Figure 1.1. Relationship between applications, the kernel, and hardware.

The kernel also manages the system's hardware. Nearly all architectures, including all systems that Linux supports, provide the concept of interrupts. When hardware wants to communicate with the system, it issues an interrupt that asynchronously interrupts the kernel. Interrupts are identified by a number. The kernel uses the number to execute a specific interrupt handler to process and respond to the interrupt. For example, as you type, the keyboard controller issues an interrupt to let the system know that there is new data in the keyboard buffer. The kernel notes the interrupt number being issued and executes the correct interrupt handler. The interrupt handler processes the keyboard data and lets the keyboard controller know it is ready for more data.

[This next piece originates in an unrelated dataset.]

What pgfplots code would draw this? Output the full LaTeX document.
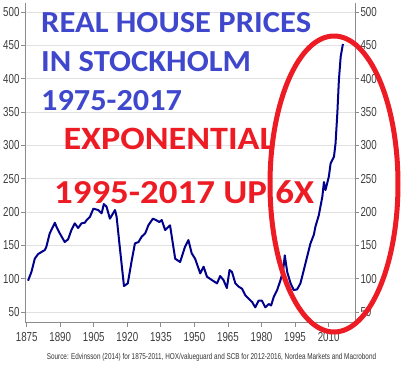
\documentclass[border=0pt]{standalone}
\usepackage{pgfplots}
\pgfplotsset{compat=1.18}
\usepackage{fontspec}
\setmainfont{Carlito}
\newfontfamily\narrow[FakeStretch=0.75]{Liberation Sans}
\definecolor{titleblue}{RGB}{63,72,204}
\definecolor{titlered}{RGB}{237,28,36}
\definecolor{navy}{RGB}{0,0,139}
\definecolor{axgray}{RGB}{140,140,140}
\definecolor{labgray}{RGB}{60,60,60}
\definecolor{gridgray}{RGB}{225,225,225}
\pgfplotstableread{
year value
1875.6 97
1877.1 110
1878.6 130
1880.1 137
1881.6 140
1883.1 143
1883.8 148
1885.3 168
1887.6 184
1888.3 178
1889.8 168
1892.0 155
1893.5 159
1895.0 173
1896.5 183
1898.0 176
1899.5 183
1901.0 184
1901.8 188
1903.3 193
1904.8 205
1907.0 203
1908.5 198
1909.5 212
1910.7 208
1912.2 190
1914.5 203
1915.2 193
1916.7 145
1918.5 89
1920.2 93
1922.0 128
1923.4 153
1925.0 155
1926.4 163
1928.0 168
1929.4 180
1931.4 190
1932.8 188
1934.3 185
1935.4 188
1936.9 173
1939.1 180
1941.4 130
1943.6 125
1945.8 148
1947.3 158
1948.8 138
1950.3 130
1952.6 108
1954.1 118
1955.6 103
1957.8 98
1960.1 93
1961.5 104
1963.0 98
1964.5 86
1965.7 113
1966.8 110
1968.3 93
1969.8 88
1971.3 85
1972.8 75
1974.3 70
1975.8 65
1977.2 57
1978.7 67
1980.2 67
1981.7 57
1983.2 62
1984.3 60
1985.5 73
1987.0 83
1988.5 98
1989.7 113
1990.4 135
1991.5 110
1993.0 93
1994.4 83
1995.9 84
1997.4 93
1998.9 113
2000.4 133
2001.9 153
2003.4 166
2004.1 178
2005.6 195
2007.2 223
2007.9 245
2008.6 233
2010.1 253
2010.9 273
2012.4 283
2013.1 303
2013.9 348
2014.6 398
2015.4 433
2016.4 452
}\prices
\begin{document}
\begin{tikzpicture}
\pgfplotsset{
  common/.style={
    at={(25pt,-322.7pt)}, anchor=south west,
    scale only axis, width=330pt, height=319.7pt,
    xmin=1874.24, xmax=2021.8, ymin=34, ymax=513.5,
    ytick={50,100,...,500},
    tick align=outside, major tick length=4pt,
    axis line style={axgray, line width=0.8pt, -},
    tick style={axgray, line width=0.8pt},
    /pgf/number format/assume math mode=true,
    /pgf/number format/set thousands separator={},
    yticklabel style={font=\narrow\fontsize{13}{13}\selectfont, text=labgray},
  }
}
\begin{axis}[common,
    axis x line*=bottom, axis y line*=left,
    xtick={1875,1890,...,2010},
    xticklabel style={font=\narrow\fontsize{13}{13}\selectfont, text=labgray, yshift=-2pt},
    yticklabel style={xshift=2pt},
    ymajorgrids, grid style={gridgray, line width=0.9pt},
]
\addplot[navy, line width=2pt, line join=round] table[x=year, y=value] {\prices};
\end{axis}
\begin{axis}[common,
    axis y line*=right, axis x line=none,
    yticklabel style={xshift=-2pt},
]
\end{axis}
\draw[titlered, line width=5pt] (334pt,-184pt) ellipse [x radius=64pt, y radius=148pt];
\node[anchor=base west, inner sep=0, text=titleblue, font=\bfseries\fontsize{30.6}{30.6}\selectfont] at (41pt,-32.3pt) {\scalebox{1.065}[1]{REAL HOUSE PRICES}};
\node[anchor=base west, inner sep=0, text=titleblue, font=\bfseries\fontsize{30.6}{30.6}\selectfont] at (41pt,-71.7pt) {\scalebox{1.065}[1]{IN STOCKHOLM}};
\node[anchor=base west, inner sep=0, text=titleblue, font=\bfseries\fontsize{30.6}{30.6}\selectfont] at (41pt,-110.7pt) {\scalebox{1.055}[1]{1975-2017}};
\node[anchor=base west, inner sep=0, text=titlered, font=\bfseries\fontsize{32.6}{32.6}\selectfont] at (63.3pt,-149.3pt) {\scalebox{1.11}[1]{EXPONENTIAL}};
\node[anchor=base west, inner sep=0, text=titlered, font=\bfseries\fontsize{33.5}{33.5}\selectfont] at (54pt,-203.3pt) {\scalebox{1.10}[1]{1995-2017 UP 6X}};
\node[anchor=center, inner sep=0, text=black!80, font=\narrow\fontsize{8.5}{8.5}\selectfont] at (211.5pt,-357pt) {Source: Edvinsson (2014) for 1875-2011, HOX/valueguard and SCB for 2012-2016, Nordea Markets and Macrobond};
\pgfresetboundingbox
\path[use as bounding box] (0,0) rectangle (408pt,-368pt);
\end{tikzpicture}
\end{document}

To provide synchronization, the kernel can usually disable interrupts—either all interrupts or just one specific interrupt number. In many operating systems, including Linux, the interrupt handlers do not run in a process context. Instead, they run in a special interrupt context that is not associated with any process. This special context exists solely to let an interrupt handler quickly respond to an interrupt, and then exit.

These contexts represent the breadth of the kernel's activities. In fact, in Linux, we can generalize that each processor is doing one of three things at any given moment:

In kernel-space, in process context, executing on behalf of a specific process
In kernel-space, in interrupt context, not associated with a process, handling an interrupt
In user-space, executing user code in a process

This list is inclusive. Even corner cases fit into one of these three activities: For example, when idle, it turns out that the kernel is executing an idle process in process context in the kernel.

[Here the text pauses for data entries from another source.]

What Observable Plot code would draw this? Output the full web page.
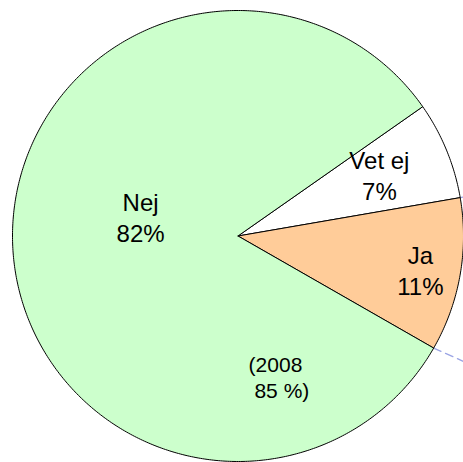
<!DOCTYPE html>
<html>
<head>
<meta charset="utf-8">
<script src="https://cdn.jsdelivr.net/npm/d3@7"></script>
<script src="https://cdn.jsdelivr.net/npm/@observablehq/plot@0.6"></script>
<style>
  html, body { margin: 0; padding: 0; background: #fff; }
  #chart { width: 463px; height: 462px; overflow: hidden; }
</style>
</head>
<body>
<div id="chart"></div>
<script>
// ---- data ----
const categories = ["Vet ej", "Ja", "Nej"];
const values = [7, 11, 82];
const percentLabels = ["7%", "11%", "82%"];
const noteText = "(2008\n\u00a085 %)";

// ---- styles / layout (not data) ----
const sliceColors = ["#ffffff", "#ffcc99", "#ccffcc"];
const startDeg = 55;                      // clockwise from 12 o'clock
const labelPos = [[0.627, 0.273], [0.809, -0.149], [-0.432, 0.086]]; // unit-circle coords
const notePos = [0.047, -0.625];

const pie = d3.pie().sort(null).value(d => d).startAngle(startDeg * Math.PI / 180)
  .endAngle((startDeg + 360) * Math.PI / 180);
const arcs = pie(values);

const slicePts = [];
arcs.forEach((a, i) => {
  const n = Math.max(8, Math.ceil((a.endAngle - a.startAngle) / 0.01));
  slicePts.push({k: categories[i], x: 0, y: 0});
  for (let j = 0; j <= n; j++) {
    const t = a.startAngle + (a.endAngle - a.startAngle) * j / n;
    slicePts.push({k: categories[i], x: Math.sin(t), y: Math.cos(t)});
  }
  slicePts.push({k: categories[i], x: 0, y: 0});
});

const labels = categories.map((c, i) => ({
  text: c + "\n" + percentLabels[i], x: labelPos[i][0], y: labelPos[i][1]
}));

// dashed leader lines from the Ja slice edges (outward)
const leaders = [];
[arcs[1].endAngle, arcs[1].startAngle].forEach((t, i) => {
  const sx = Math.sin(t), sy = Math.cos(t);
  const dir = t + (i === 0 ? -0.1 : 0.0);
  leaders.push({g: i, x: sx, y: sy});
  leaders.push({g: i, x: sx + 0.16 * Math.sin(dir), y: sy + 0.16 * Math.cos(dir)});
});

const chart = Plot.plot({
  width: 463,
  height: 462,
  margin: 0,
  x: {domain: [-1, 1], range: [12, 463], axis: null},
  y: {domain: [-1, 1], range: [461, 10], axis: null},
  color: {domain: categories, range: sliceColors},
  style: {fontFamily: "Liberation Sans, Arial, Helvetica, sans-serif", background: "#fff", overflow: "hidden"},
  marks: [
    Plot.line(leaders, {x: "x", y: "y", z: "g", stroke: "#9aa4e4", strokeWidth: 1.3, strokeDasharray: "8,5"}),
    Plot.line(slicePts, {x: "x", y: "y", z: "k", fill: "k", stroke: "#000", strokeWidth: 1, curve: "linear"}),
    Plot.text(labels, {x: "x", y: "y", text: "text", fontSize: 24, lineHeight: 1.3, fill: "#000", textAnchor: "middle"}),
    Plot.text([noteText], {x: () => notePos[0], y: () => notePos[1], text: d => d, fontSize: 21, lineHeight: 1.25, fill: "#000", textAnchor: "start"})
  ]
});
document.getElementById("chart").appendChild(chart);
</script>
</body>
</html>
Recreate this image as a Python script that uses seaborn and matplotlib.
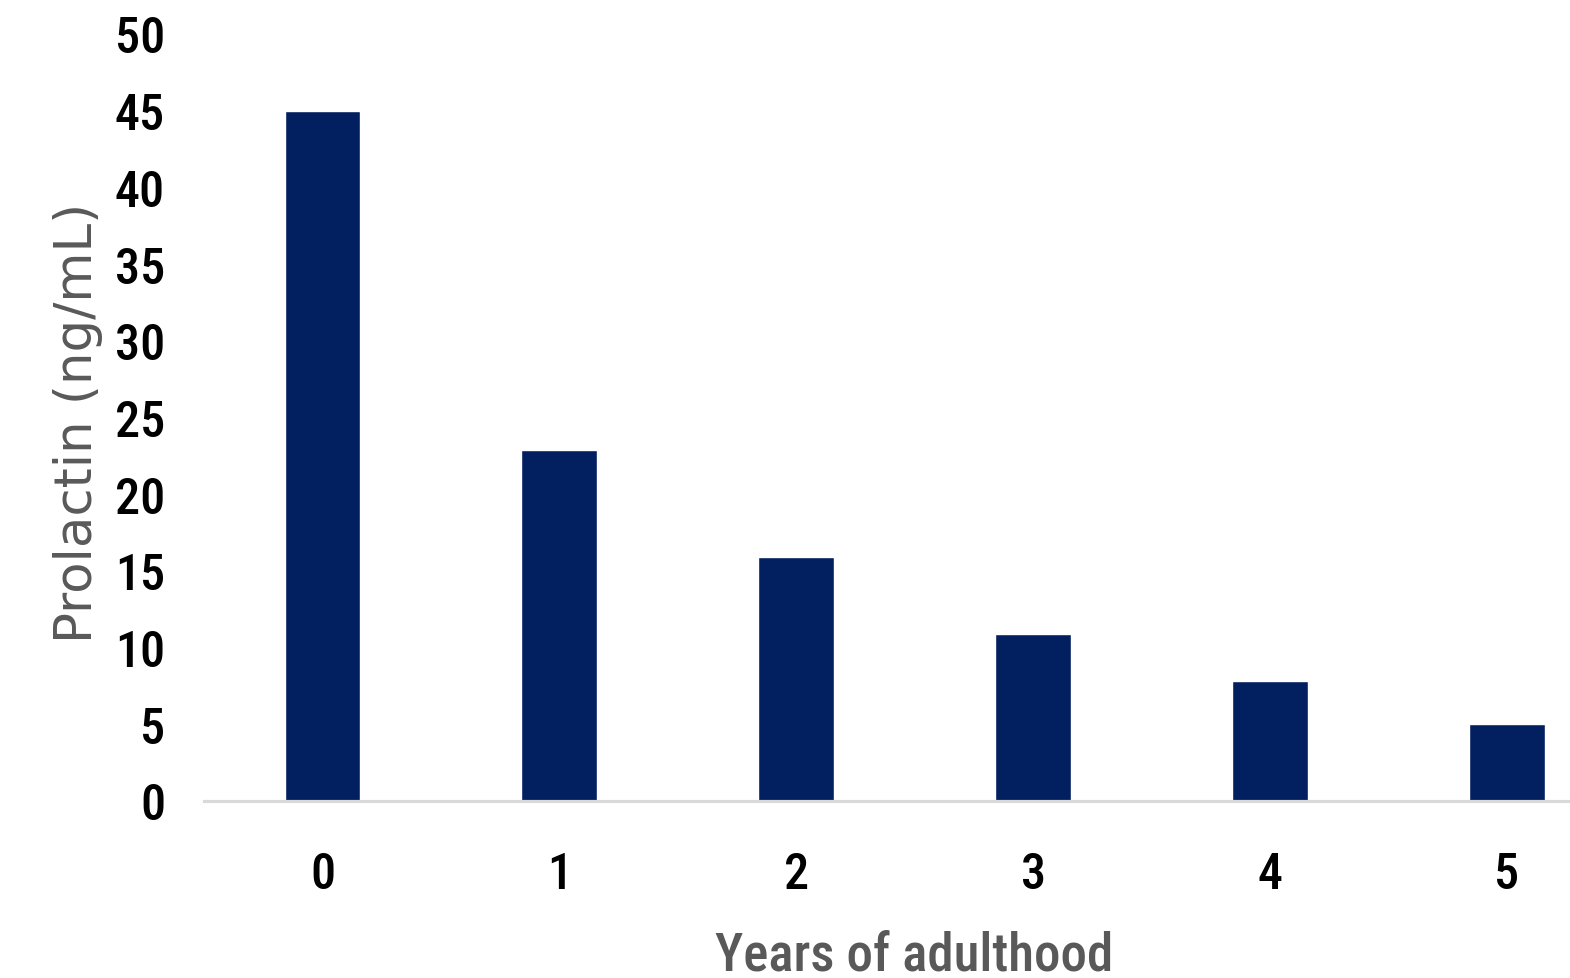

Linux Versus Classic Unix Kernels

Owing to their common ancestry and same API, modern Unix kernels share various design traits. With few exceptions, a Unix kernel is typically a monolithic static binary. That is, it exists as a large single-executable image that runs in a single address space. Unix systems typically require a system with a paged memory-management unit; this hardware enables the system to enforce memory protection and to provide a unique virtual address space to each process.

See the bibliography for my favorite books on the design of the classic Unix kernels.

Monolithic Kernel Versus Microkernel Designs

Operating kernels can be divided into two main design camps: the monolithic kernel and the microkernel. (A third camp, exokernel, is found primarily in research systems but is gaining ground in real-world use.)

Monolithic kernels involve the simpler design of the two, and all kernels were designed in this manner until the 1980s. Monolithic kernels are implemented entirely as single large processes running entirely in a single address space. Consequently, such kernels typically exist on disk as single static binaries. All kernel services exist and execute in the large kernel address space. Communication within the kernel is trivial because everything runs in kernel mode in the same address space: The kernel can invoke functions directly, as a user-space application might. Proponents of this model cite the simplicity and performance of the monolithic approach. Most Unix systems are monolithic in design.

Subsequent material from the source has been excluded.